Met het blote oog kun je het niet lezen, maar het staat er echt: AMOLF. Geschreven in letters van een paar honderdduizendste millimeters groot. Onderzoekers van het Amsterdamse onderzoeksinstituut met deze naam printten de tekst met een atoomkrachtmicroscoop.

Koperclusters op het oppervlak van een goudplaatje vormen de letters AMOLF.

De lettertjes bestaan uit minuscule klontjes koper, vastgeplakt op een goudplaatje. Ze zijn geschreven door het koper elektrochemisch te printen. Met deze techniek is elke vorm in koper op het oppervlak te tekenen, vertelt Mark Aarts, promovendus bij AMOLF, die de letters schreef.

Elektrochemisch printen

Aarts gebruikt een elektrochemische reactie die je misschien kent van proefjes op de middelbare school. Je kunt het experiment zelf op grotere schaal uitvoeren met een glas gevuld met een helderblauwe oplossing van kopersulfaat en twee paperclips als elektroden.

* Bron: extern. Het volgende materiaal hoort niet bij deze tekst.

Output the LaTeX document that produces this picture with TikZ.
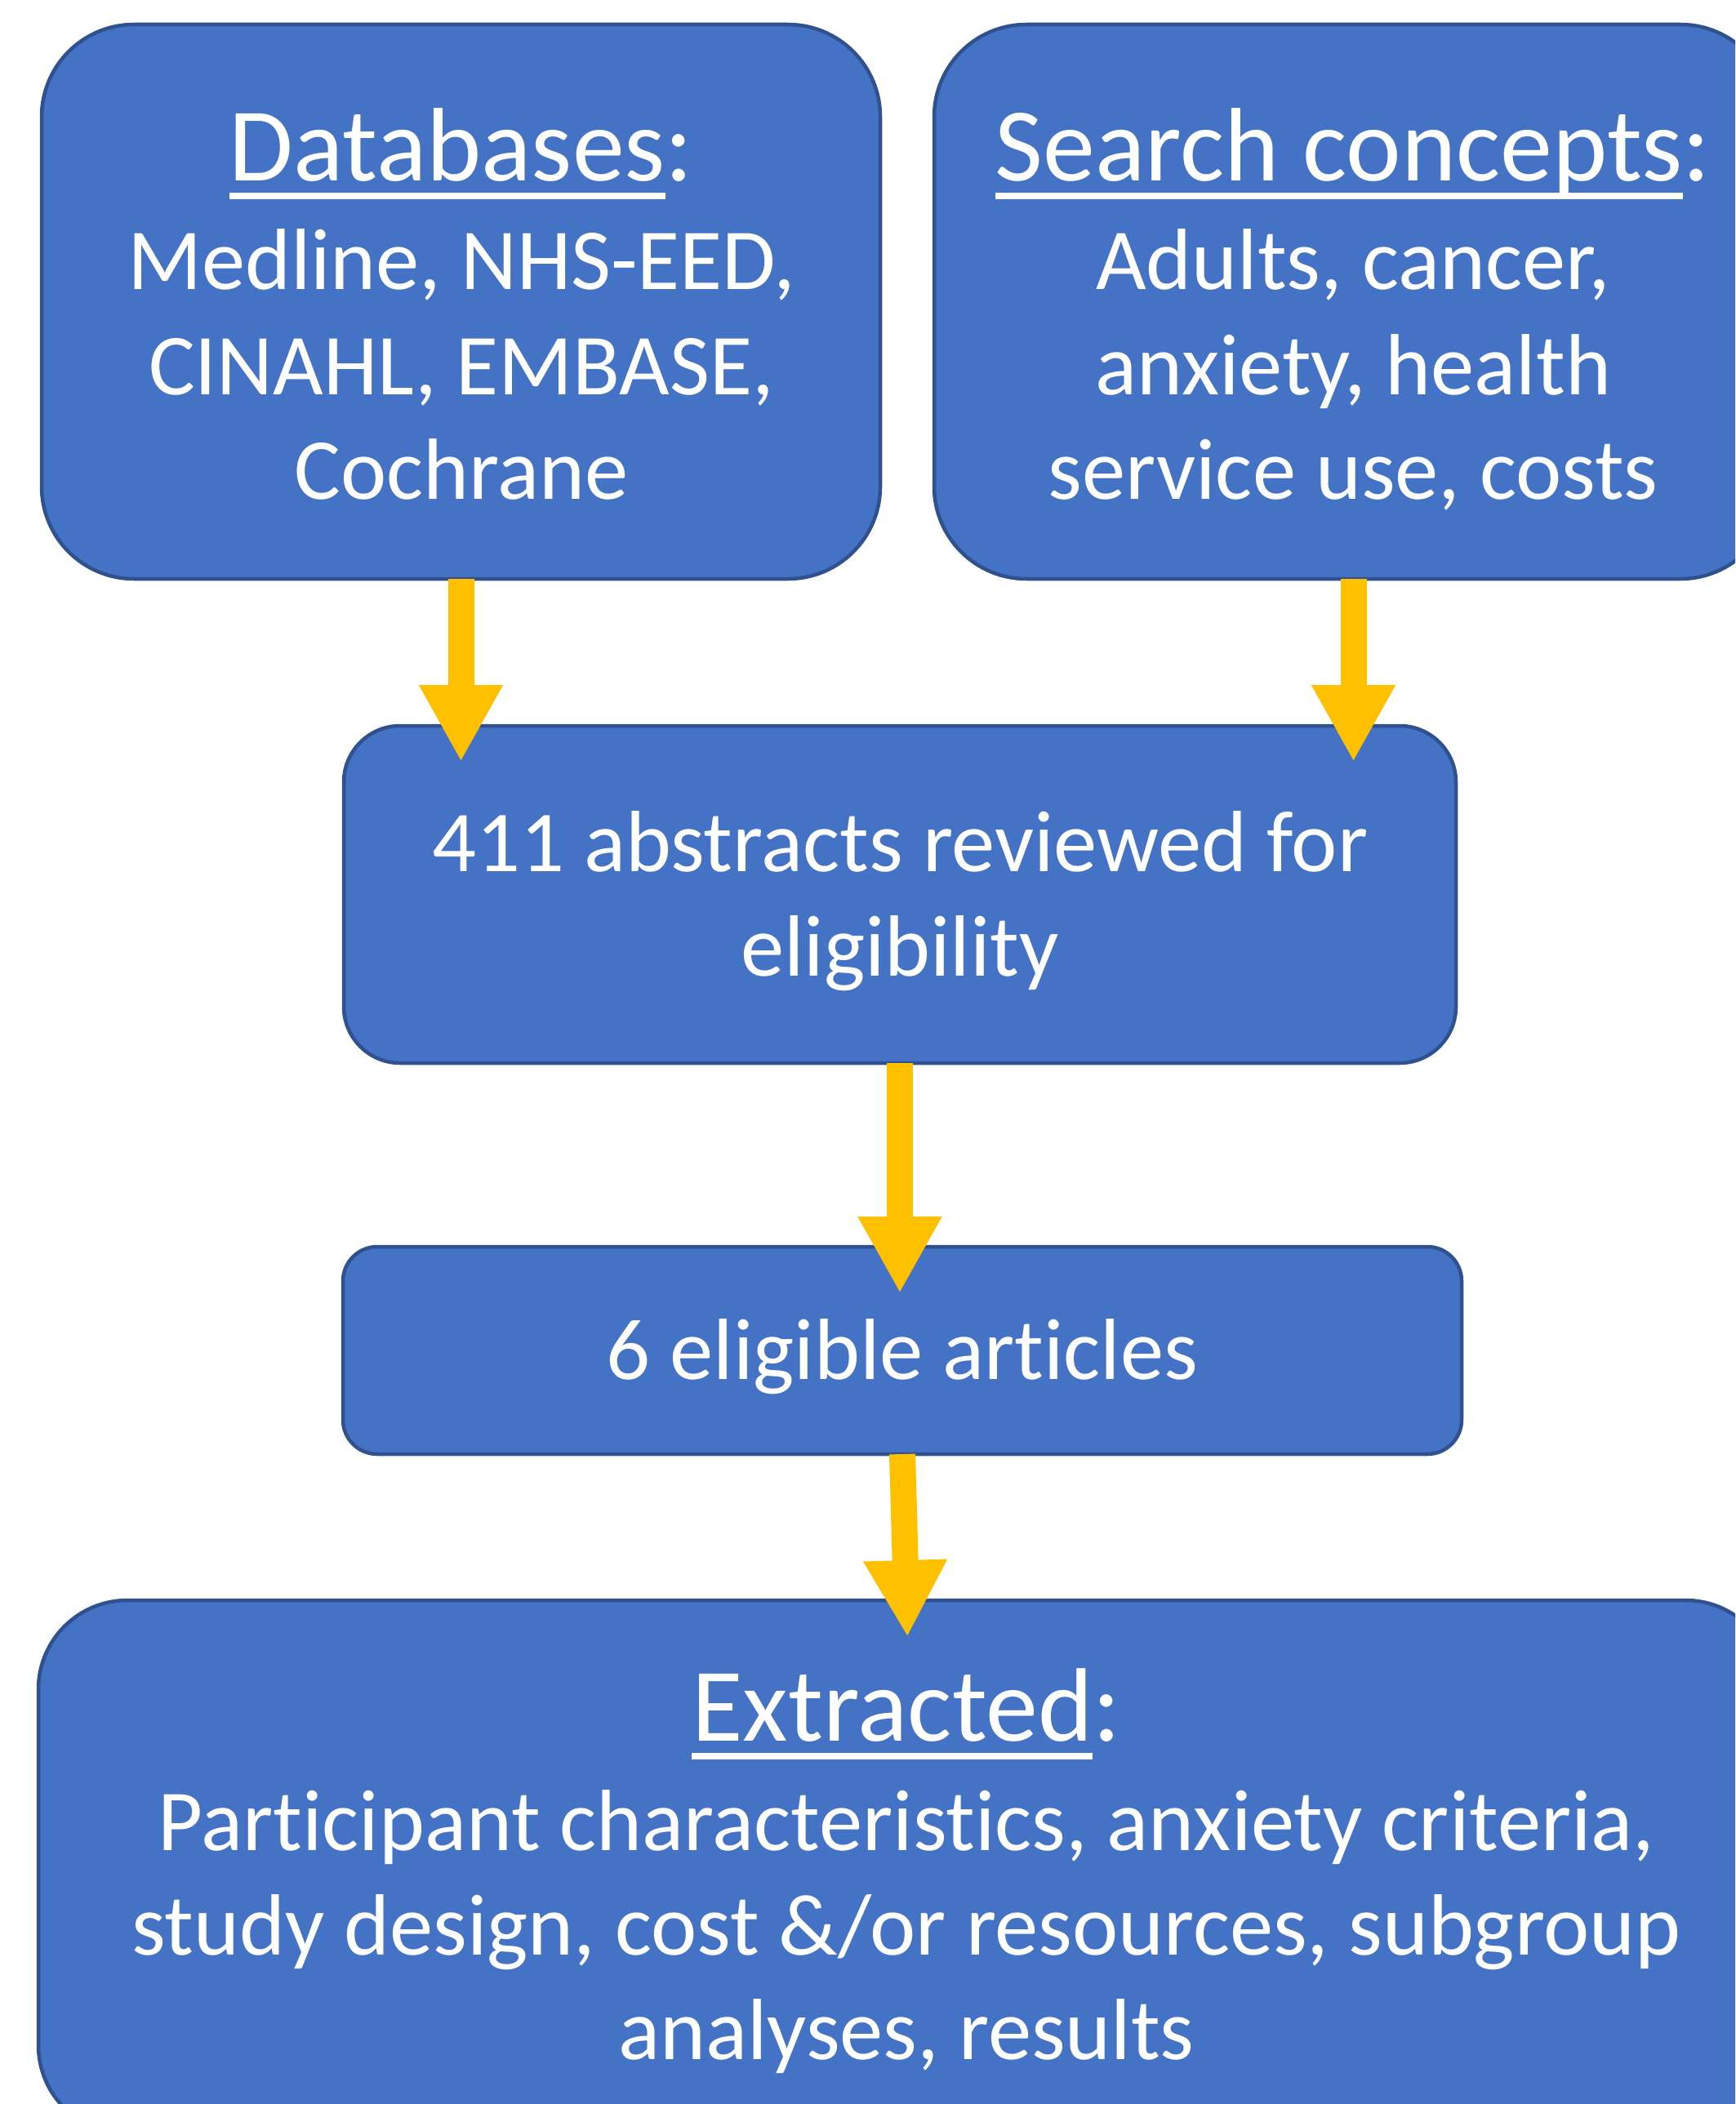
\documentclass[tikz,border=0pt]{standalone}
\usepackage{fontspec}
\setmainfont{Carlito}[Ligatures=NoCommon]
\usetikzlibrary{arrows.meta}

\definecolor{boxfill}{HTML}{4472C4}
\definecolor{boxline}{HTML}{2F528F}
\definecolor{flow}{HTML}{FFC000}

\newcommand\headfont{\fontsize{128}{150}\selectfont}
\newcommand\bodyfont{\fontsize{106.5}{128}\selectfont}
% thick underline under a heading word
\newsavebox\ulbox
\newcommand\ulword[1]{\sbox\ulbox{#1}\rlap{\rule[-23pt]{\wd\ulbox}{8pt}}\usebox\ulbox}

\begin{document}
\begin{tikzpicture}[x=1pt,y=-1pt,
  box/.style={draw=boxline, line width=4.5pt, fill=boxfill,
              rounded corners=#1, inner sep=0pt, outer sep=0pt},
  txt/.style={text=white, anchor=base, inner sep=0pt},
  flowarrow/.style={draw=flow, line width=32pt,
              -{Triangle[width=96pt,length=94pt]}}]

\useasboundingbox (0,0) rectangle (2125,2577);
\fill[white] (0,0) rectangle (2125,2577);
\clip (0,0) rectangle (2125,2577);

% boxes
\node[box=113pt, minimum width=1027pt, minimum height=679pt] (db)   at (564.5,369.5) {};
\node[box=113pt, minimum width=1027pt, minimum height=679pt] (sc)   at (1657.5,369.5) {};
\node[box=69pt,  minimum width=1362pt, minimum height=413pt] (rev)  at (1102,1095.5) {};
\node[box=42pt,  minimum width=1370pt, minimum height=254pt] (elig) at (1105,1654) {};
\node[box=109pt, minimum width=2126pt, minimum height=654pt] (ext)  at (1110,2287) {};

% texts
\node[txt] (dbh) at (565,221) {\headfont\ulword{Databases}:};
\node[txt] (db1) at (565,354) {\bodyfont Medline, NHS-EED,};
\node[txt] (db2) at (565,483) {\bodyfont CINAHL, EMBASE,};
\node[txt] (db3) at (565,611) {\bodyfont Cochrane};

\node[txt] (sch) at (1657,221) {\headfont\ulword{Search concepts}:};
\node[txt] (sc1) at (1657,354) {\bodyfont Adults, cancer,};
\node[txt] (sc2) at (1657,483) {\bodyfont anxiety, health};
\node[txt] (sc3) at (1657,611) {\bodyfont service use, costs};

\node[txt] (rev1) at (1102,1067) {\bodyfont 411 abstracts reviewed for};
\node[txt] (rev2) at (1102,1195) {\bodyfont eligibility};

\node[txt] (el1) at (1105,1689) {\bodyfont 6 eligible articles};

\node[txt] (exh) at (1110,2132) {\headfont\ulword{Extracted}:};
\node[txt] (ex1) at (1110,2266) {\bodyfont Participant characteristics, anxiety criteria,};
\node[txt] (ex2) at (1110,2394) {\bodyfont study design, cost \&/or resources, subgroup};
\node[txt] (ex3) at (1110,2522) {\bodyfont analyses, results};

% connectors
\draw[flowarrow, shorten >=-44pt] (db.south) -- (db.south |- rev.north);
\draw[flowarrow, shorten >=-44pt] (sc.south) -- (sc.south |- rev.north);
\draw[flowarrow, shorten >=-57pt] (rev.south) -- (rev.south |- elig.north);
\draw[flowarrow, shorten >=-45pt] (elig.south) -- (ext.north);

\end{tikzpicture}
\end{document}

Als je spanning zet op de twee paperclips, dan raakt de een positief geladen en de andere negatief. Positief geladen koperionen uit de kopersulfaatoplossing zullen dan neerslaan op de negatief geladen paperclip. Dat komt doordat de positief geladen koperionen een negatief geladen elektron uit de paperclip opnemen en dan de vaste stof koper vormen aan het oppervlak van de paperclip.

‘Wij proberen die elektrochemische reactie heel gericht te laten plaatsvinden met een tip (een smal naaldje – red.) van 50 nanometer groot’, zegt Aarts. Die tip en het oppervlak waarop ze willen printen, dompelen de onderzoekers onder in een kopersulfaatoplossing. Tussen het oppervlak en de tip creëren ze een spanning waardoor het koper neerslaat op het oppervlak. Zo ontstaat er alleen bij die smalle tip koper. Door de tip telkens een beetje te verplaatsen, schreef Aarts de letters.

Lage concentratie

‘We kwamen erachter dat het belangrijk is om naar lage concentraties koper te gaan als je op zo’n kleine schaal wilt printen’, zegt Aarts. ‘Het lijkt tegenintuïtief, maar met weinig koper in de oplossing blijkt het printen gemakkelijker te gaan.’

Alleen de koperionen die toevallig precies tussen de tip van de printer en het oppervlak terechtkomen, voelen het elektrostatische veld waardoor ze elektronen opnemen en vast komen te zitten op het oppervlak. Bij hogere concentraties wordt dit veld te snel afgeschermd door ionen, waardoor de reactie niet kan verlopen. ‘Daardoor kunnen we zo lokaal printen’, vertelt Aarts.

‘We weten nog niet zeker of het puur koper is dat op ons oppervlak zit’, zegt Aarts. ‘De structuren zijn zo klein dat we nog niet precies hebben gemeten of het koper is, of koper met zuurstof, oftewel koperoxide.’

Nano-zonnecellen

Deze controle over het printen van nanostructuren kan van pas komen bij het maken van nieuwe, efficiëntere zonnecellen. Door zonnecellen op deze kleine schaal een 3D-structuur te geven, kan niet alleen de bovenste laag, maar het gehele materiaal zonlicht verwerken. Zo kan meer zonlicht omgezet worden in elektriciteit.

Hiervoor kunnen verticale nanostructuren, zoals bijvoorbeeld draadjes, handig zijn. Die kun je maken door een laag van het materiaal te nemen en daar dunne, verticale structuren in te etsen. ‘Maar daarbij gooi je veel materiaal weg’, zegt Aarts, wat niet erg duurzaam zou zijn.

Het elektrochemische printen heeft het voordeel dat je geen restmateriaal weg hoeft te gooien. Verder is de benodigde apparatuur relatief simpel en werkt hij bij kamertemperatuur. Ook kun je er in principe mee 3D-printen, doordat je de tip zijwaarts, omhoog en omlaag kan bewegen.

‘We kunnen met deze techniek nu metalen printen’, zegt Aarts. ‘We werken eraan om in de toekomst ook halfgeleiders te printen en materialen die uit verschillende stoffen bestaan.’ Als de onderzoekers met die verschillende materialen hoge structuren kunnen printen, is het mogelijk om daadwerkelijk zonnecellen te maken.